Triple major, tennis superstar did it all at Duke

The Chronicle celebrates one of Duke's most successful decades by honoring our top 10 Devils of the Decade. Each Tuesday, The Chronicle will feature one of the selected athletes. Today we profile athlete No. 3, Vanessa Webb.

In the morning there was practice-stretch, run, hit, run, serve, run. Then back to the dorm room. Class in the afternoon. Practice with the team later. After practice there was more practice alone. Then studying. Economics first, maybe, French-je deviens fatiguée- next. Somewhere in there were social engagements, boyfriends, sorority events, the like. Then there was more studying. And it started again.

"Wait," she says, laughing likely in disbelief of her own life. "I slept in there somewhere. I do remember sleep."

It was little short of madness, but to Vanessa Webb-national champion, triple-major Vanessa Webb-it was life.

"When you have an opportunity," she says, "you've got to make the most of it."

And life, as hectic as it was, was that simple for Webb. She had an opportunity on the tennis court and she took advantage of it, rewriting every page of the Duke record book and a couple of chapters of the national one. She had an opportunity in the classroom, and she made the most of it, completing major requirements for three separate fields.

Where there weren't opportunities, Webb created them herself.

"Sometimes, you have to make things happen," she says.

And what she made happen was Duke tennis. For four years, Vanessa Webb was the brand name of Duke tennis.

New dynasties come along in women's tennis with the regularity of Halley's Comet, but that was all Webb ever wanted to do, spurning Stanford-owner of more national championships than Duke had players-for the Blue Devils.

By December of her sophomore year she was No. 1 in the nation and over halfway to the Duke career victories mark.

There was only one thing that could slow Vanessa Webb down and, as she was still undefeated heading into January, that one thing started. It was a minor ache at first, a little tightness in the shoulder. But, as the season wore on, the pain grew until even the unstoppable Webb finally had to call it quits.

The serve-and-volleyer's shoulder had taken her as far as it could and now it was taking her to the operating table.

"It was awful," she said. "I had never had a serious injury before, and it was frightening."

She was back in a month and a half, but the Webb that took the court in 1997 wasn't the same player who had breezed to the top of the tennis world, and she knew it.

In a career full of highlights, Webb was at the bottom.

"I was playing awful, the worst I had played," she said. "I was having problems with everything. I just hit rock bottom."

But when she finally did make it back, she did it in style. The junior bowled her way through the NCAA tournament in South Bend, Ind., never losing a set on the way to the singles championship.

But it's funny what Webb remembers about her years at Duke. Individual goals never much mattered to her, and her memory is a reflection of it.
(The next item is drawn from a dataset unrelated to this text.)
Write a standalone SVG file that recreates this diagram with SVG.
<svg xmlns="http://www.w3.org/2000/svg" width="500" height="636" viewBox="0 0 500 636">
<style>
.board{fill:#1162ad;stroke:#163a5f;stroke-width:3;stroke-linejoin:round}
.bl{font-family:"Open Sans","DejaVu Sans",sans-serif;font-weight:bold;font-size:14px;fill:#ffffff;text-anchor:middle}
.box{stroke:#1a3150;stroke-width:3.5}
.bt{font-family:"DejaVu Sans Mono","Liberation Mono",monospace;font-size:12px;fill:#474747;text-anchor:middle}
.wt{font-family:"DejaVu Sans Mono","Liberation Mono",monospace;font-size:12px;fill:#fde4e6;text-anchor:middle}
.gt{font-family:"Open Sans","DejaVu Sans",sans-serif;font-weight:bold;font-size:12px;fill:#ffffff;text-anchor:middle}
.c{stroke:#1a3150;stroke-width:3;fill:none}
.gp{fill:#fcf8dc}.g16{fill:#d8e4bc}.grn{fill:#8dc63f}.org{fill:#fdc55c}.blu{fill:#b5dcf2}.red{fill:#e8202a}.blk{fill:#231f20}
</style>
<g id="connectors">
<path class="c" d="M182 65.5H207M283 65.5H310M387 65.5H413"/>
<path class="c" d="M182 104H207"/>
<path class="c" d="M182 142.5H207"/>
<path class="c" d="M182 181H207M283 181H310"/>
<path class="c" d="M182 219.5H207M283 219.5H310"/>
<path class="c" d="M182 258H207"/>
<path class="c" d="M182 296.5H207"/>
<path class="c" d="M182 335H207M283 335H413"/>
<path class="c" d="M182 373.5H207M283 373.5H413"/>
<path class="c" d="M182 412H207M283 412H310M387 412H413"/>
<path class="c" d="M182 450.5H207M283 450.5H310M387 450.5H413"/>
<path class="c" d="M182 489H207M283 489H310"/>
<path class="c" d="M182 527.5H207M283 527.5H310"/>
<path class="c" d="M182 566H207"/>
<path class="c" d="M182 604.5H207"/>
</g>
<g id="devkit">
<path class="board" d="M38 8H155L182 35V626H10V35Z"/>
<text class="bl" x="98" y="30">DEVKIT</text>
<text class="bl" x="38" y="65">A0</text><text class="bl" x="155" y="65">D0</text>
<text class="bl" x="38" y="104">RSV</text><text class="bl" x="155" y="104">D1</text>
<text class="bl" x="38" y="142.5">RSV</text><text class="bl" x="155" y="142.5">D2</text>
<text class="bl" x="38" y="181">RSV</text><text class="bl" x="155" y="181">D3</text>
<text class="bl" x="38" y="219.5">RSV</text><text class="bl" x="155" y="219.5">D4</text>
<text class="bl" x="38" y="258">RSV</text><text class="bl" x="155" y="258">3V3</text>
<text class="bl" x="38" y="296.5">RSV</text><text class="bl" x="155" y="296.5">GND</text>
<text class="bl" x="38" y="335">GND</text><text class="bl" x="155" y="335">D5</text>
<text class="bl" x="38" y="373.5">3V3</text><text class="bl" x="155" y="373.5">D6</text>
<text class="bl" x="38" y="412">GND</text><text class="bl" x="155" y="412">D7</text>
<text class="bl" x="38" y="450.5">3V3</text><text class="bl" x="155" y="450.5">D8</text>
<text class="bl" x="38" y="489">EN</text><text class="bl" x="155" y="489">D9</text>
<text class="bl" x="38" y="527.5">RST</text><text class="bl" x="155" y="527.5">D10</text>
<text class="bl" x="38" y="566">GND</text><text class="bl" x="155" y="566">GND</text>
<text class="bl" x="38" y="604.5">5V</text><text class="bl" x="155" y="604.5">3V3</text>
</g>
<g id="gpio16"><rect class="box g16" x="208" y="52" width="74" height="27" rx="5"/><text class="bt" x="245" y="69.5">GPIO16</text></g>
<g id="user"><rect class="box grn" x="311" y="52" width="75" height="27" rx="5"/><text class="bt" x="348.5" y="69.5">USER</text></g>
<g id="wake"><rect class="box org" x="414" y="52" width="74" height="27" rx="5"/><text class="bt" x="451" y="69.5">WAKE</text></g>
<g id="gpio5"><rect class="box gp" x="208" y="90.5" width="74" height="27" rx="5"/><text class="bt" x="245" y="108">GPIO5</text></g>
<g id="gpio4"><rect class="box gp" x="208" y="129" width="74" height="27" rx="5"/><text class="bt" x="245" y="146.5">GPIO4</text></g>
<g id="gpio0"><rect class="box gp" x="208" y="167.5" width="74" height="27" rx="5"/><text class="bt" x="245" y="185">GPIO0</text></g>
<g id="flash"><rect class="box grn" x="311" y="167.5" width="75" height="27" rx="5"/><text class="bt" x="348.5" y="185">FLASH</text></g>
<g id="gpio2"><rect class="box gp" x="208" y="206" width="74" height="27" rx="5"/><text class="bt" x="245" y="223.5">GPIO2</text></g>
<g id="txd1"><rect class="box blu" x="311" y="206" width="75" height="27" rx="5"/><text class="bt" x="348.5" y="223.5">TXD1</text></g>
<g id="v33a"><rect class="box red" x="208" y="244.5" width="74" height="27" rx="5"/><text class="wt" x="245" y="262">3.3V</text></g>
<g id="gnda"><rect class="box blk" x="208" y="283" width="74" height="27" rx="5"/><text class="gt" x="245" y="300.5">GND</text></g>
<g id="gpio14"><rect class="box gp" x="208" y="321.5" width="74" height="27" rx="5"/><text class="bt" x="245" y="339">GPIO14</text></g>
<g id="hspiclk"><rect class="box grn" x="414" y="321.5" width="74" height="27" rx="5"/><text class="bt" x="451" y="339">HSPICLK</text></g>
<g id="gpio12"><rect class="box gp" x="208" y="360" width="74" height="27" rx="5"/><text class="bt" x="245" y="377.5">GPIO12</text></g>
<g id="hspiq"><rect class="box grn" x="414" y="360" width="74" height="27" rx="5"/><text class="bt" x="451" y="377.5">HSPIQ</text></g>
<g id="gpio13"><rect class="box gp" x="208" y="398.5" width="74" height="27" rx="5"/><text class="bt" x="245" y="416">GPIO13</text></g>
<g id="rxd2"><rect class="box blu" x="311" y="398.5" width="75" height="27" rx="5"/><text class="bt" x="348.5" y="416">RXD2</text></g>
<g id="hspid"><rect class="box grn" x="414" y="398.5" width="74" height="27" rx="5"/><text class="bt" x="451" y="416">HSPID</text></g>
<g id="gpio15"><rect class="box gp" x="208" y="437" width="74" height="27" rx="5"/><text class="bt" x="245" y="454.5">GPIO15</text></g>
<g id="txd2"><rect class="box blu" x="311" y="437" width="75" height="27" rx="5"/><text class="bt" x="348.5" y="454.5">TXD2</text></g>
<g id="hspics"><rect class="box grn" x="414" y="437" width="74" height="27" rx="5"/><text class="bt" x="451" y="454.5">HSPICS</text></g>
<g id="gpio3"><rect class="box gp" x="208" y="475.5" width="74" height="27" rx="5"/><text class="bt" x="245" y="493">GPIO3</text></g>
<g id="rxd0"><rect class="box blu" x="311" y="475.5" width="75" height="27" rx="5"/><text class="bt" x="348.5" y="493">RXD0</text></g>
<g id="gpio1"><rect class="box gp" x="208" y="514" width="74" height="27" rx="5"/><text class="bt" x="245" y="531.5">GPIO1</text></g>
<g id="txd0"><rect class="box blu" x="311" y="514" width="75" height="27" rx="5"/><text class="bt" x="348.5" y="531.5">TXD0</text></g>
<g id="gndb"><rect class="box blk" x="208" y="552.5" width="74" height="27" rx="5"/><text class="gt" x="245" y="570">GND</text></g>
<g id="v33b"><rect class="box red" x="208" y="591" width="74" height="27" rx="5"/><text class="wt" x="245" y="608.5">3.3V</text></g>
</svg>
The singles championship she barely remembers, but the team's upset of Stanford in that same tournament-the first defeat of the Cardinal in school history-that's an entirely different subject.
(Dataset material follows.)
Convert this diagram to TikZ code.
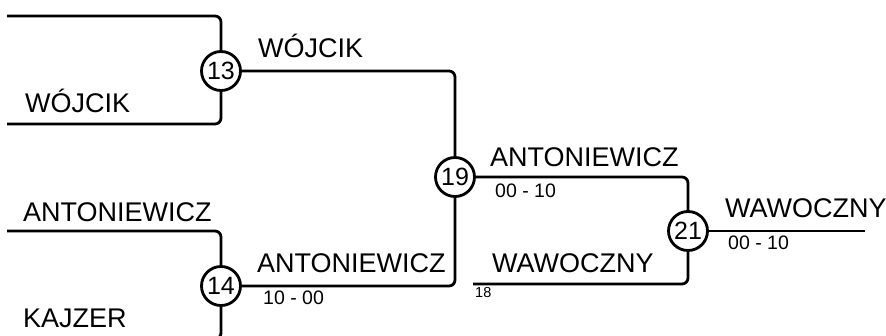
\documentclass[tikz,border=0pt]{standalone}
\usepackage{fontspec}
\setmainfont{Liberation Sans}
\usepackage{tikz}

\tikzset{
  bline/.style={line width=2.8pt,rounded corners=6pt,line cap=butt},
  match/.style={circle,draw,line width=2.8pt,minimum size=39pt,inner sep=0pt,
                font=\fontsize{25}{25}\selectfont},
  player/.style={anchor=base west,inner sep=0pt,font=\fontsize{27}{27}\selectfont},
  score/.style={anchor=base west,inner sep=0pt,font=\fontsize{19.5}{19.5}\selectfont},
  seed/.style={anchor=base west,inner sep=0pt,font=\fontsize{14.5}{14.5}\selectfont}
}

\begin{document}
\begin{tikzpicture}[x=1pt,y=-1pt,line join=round]
\useasboundingbox (0,0) rectangle (886,336);
\clip (0,0) rectangle (886,336);

% ---- match circles ----
\node[match] (m13) at (221,71) {13};
\node[match] (m14) at (221,286) {14};
\node[match] (m19) at (455,177) {19};
\node[match] (m21) at (688,231) {21};

% ---- free line ends ----
\coordinate (a13) at (7,16);
\coordinate (b13) at (7,124);
\coordinate (a14) at (7,231);
\coordinate (b14) at (7,339);
\coordinate (c21) at (473,284);
\coordinate (o21) at (865,231);

% ---- first round ----
\draw[bline] (a13) -| (m13);
\draw[bline] (b13) -| (m13);
\draw[bline] (a14) -| (m14);
\draw[bline] (b14) -| (m14);

% ---- later rounds ----
\draw[bline] (m13) -| (m19);
\draw[bline] (m14) -| (m19);
\draw[bline] (m19) -| (m21);
\draw[bline] (c21) -| (m21);
\draw[bline] (m21) -- (o21);

% ---- names ----
\node[player] (p1) at (25,113) {WÓJCIK};
\node[player] (p2) at (258,58) {WÓJCIK};
\node[player] (p3) at (23,222) {ANTONIEWICZ};
\node[player] (p4) at (23,328) {KAJZER};
\node[player] (p5) at (257,273) {ANTONIEWICZ};
\node[player] (p6) at (490,167) {ANTONIEWICZ};
\node[player] (p7) at (492,273) {WAWOCZNY};
\node[player] (p8) at (725,218) {WAWOCZNY};

% ---- scores ----
\node[score] (s14) at (263,305) {10 - 00};
\node[score] (s19) at (495,198) {00 - 10};
\node[score] (s21) at (728,250) {00 - 10};
\node[seed] (n18) at (475,298) {18};
\end{tikzpicture}
\end{document}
"I honestly don't remember everybody I played in the singles tournament," she says, "but if there's one thing I'm never going to forget, it's that victory over Stanford. That was my greatest moment ever and I still remember everything."

The Blue Devils lost in the finals to Florida, but it didn't matter. Senior year was what her career was about. Almost everybody was back and the captain Webb was No. 1 in singles and doubles.

The whole year was a season-in-waiting. The Blue Devils were made for the NCAAs and it was there where Webb would make her stand. Twenty-seven matches later, it finally came.

The tournament was everything her career had built up to, the reason she hadn't turned pro. It was what the last year of her life was all about. Championship Sunday for Vanessa Webb was the day the player became the legend. But justice and tennis are sometimes miles apart.

It came down to a do-or-die doubles stand, Florida led 4-2, but doubles was tied up and down the line. Then, a wayward volley caromed off teammate Karen Goldstein's racket.

It smacked into the the net with a loud pop, and for one brief second, as the ball dropped to the ground and rolled back past a stunned Webb, a perfect spring day fell silent. Standing at midcourt Webb crumpled upon herself, her head falling down, shoulders drooping from the weight of a disbelieving sigh. Her tournament was over a day before what was supposed to be her finest moment.

It wasn't the way a hero was supposed to end a career and in that split second, everyone seemed to realize it.

But it was the way it ended, and as silence lost out to the raucous crowd of 1,100, it was over. There was still her individual title to defend, but it was clear her season and her career had already ended.

She could be considered Duke's greatest female athlete, but when she walked off the court, a Blue Devil for the last time, she considered herself a failure.

"[The loss] is extremely hard to handle because I am a real goal-oriented person," Webb said. "The reason I came to Duke was to help them win their first national title, and I didn't do that. I really feel like I failed in that respect."

Yet more than likely, she eventually will. Some players come along once-in-lifetime, but for Duke, Webb was a once-in-a-program talent.

"She helped take us to a new level," head coach Jamie Ashworth said last May. "Replacing her is the toughest thing we might ever have to do."